# Happy Freedom Day!



## mellerisa (Jul 22, 2012)

Happy Freedom Day to my Golden Freedom girl Liberty! 

It was one year ago today that she and over 500 other dogs and puppies were rescued from a large-scale commercial breeding facility in Quebec in the largest such seizure in Canadian history.

She was approximately 2.5 years old, nameless, pregnant and living in deplorable conditions.

Today she is living a normal doggy life full of toys, treats, hugs, kisses and LOTS of love!

I am so thankful for the many volunteers who helped save so many lives. Many people probably think Liberty is a lucky girl, but I know I am definitely the lucky one for being able to earn the love and trust of this amazingly strong little dog! 
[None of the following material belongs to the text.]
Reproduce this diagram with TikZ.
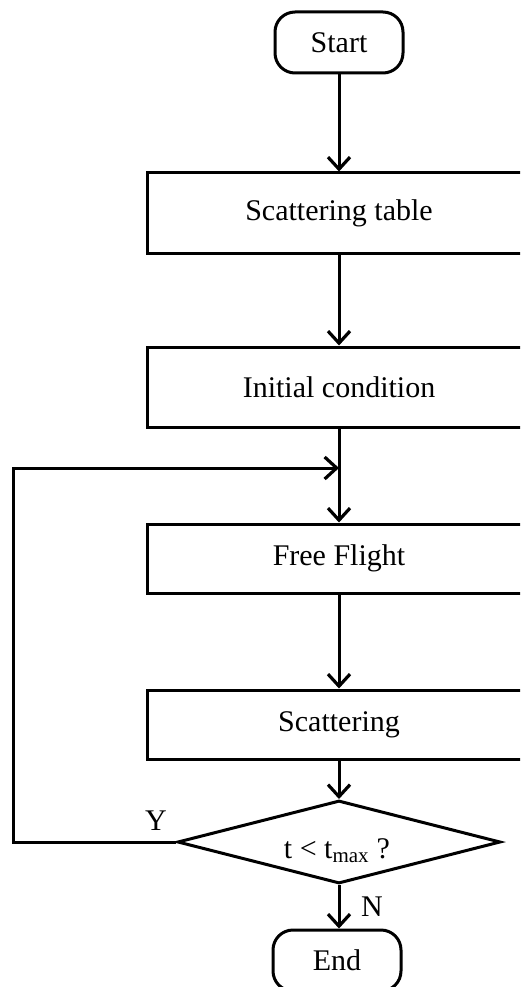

Sent from my iPhone using PG Free


----------



## OutWest (Oct 6, 2011)

How lucky you both are to have found each other! Here's wishing for many more years of togetherness.


----------



## MikaTallulah (Jul 19, 2006)

What a perfect name for her!


----------



## az_melanie (Aug 5, 2012)

What a wonderful day for both of you! She looks so happy what a blessing you are to each other


----------



## Buddy's mom forever (Jun 23, 2011)

Happy Freedom Day to a sweet girl. You are both lucky to have each other.


----------



## AlanK (Jun 28, 2008)

Bless you.  She is getting everything she deserves I see.!


----------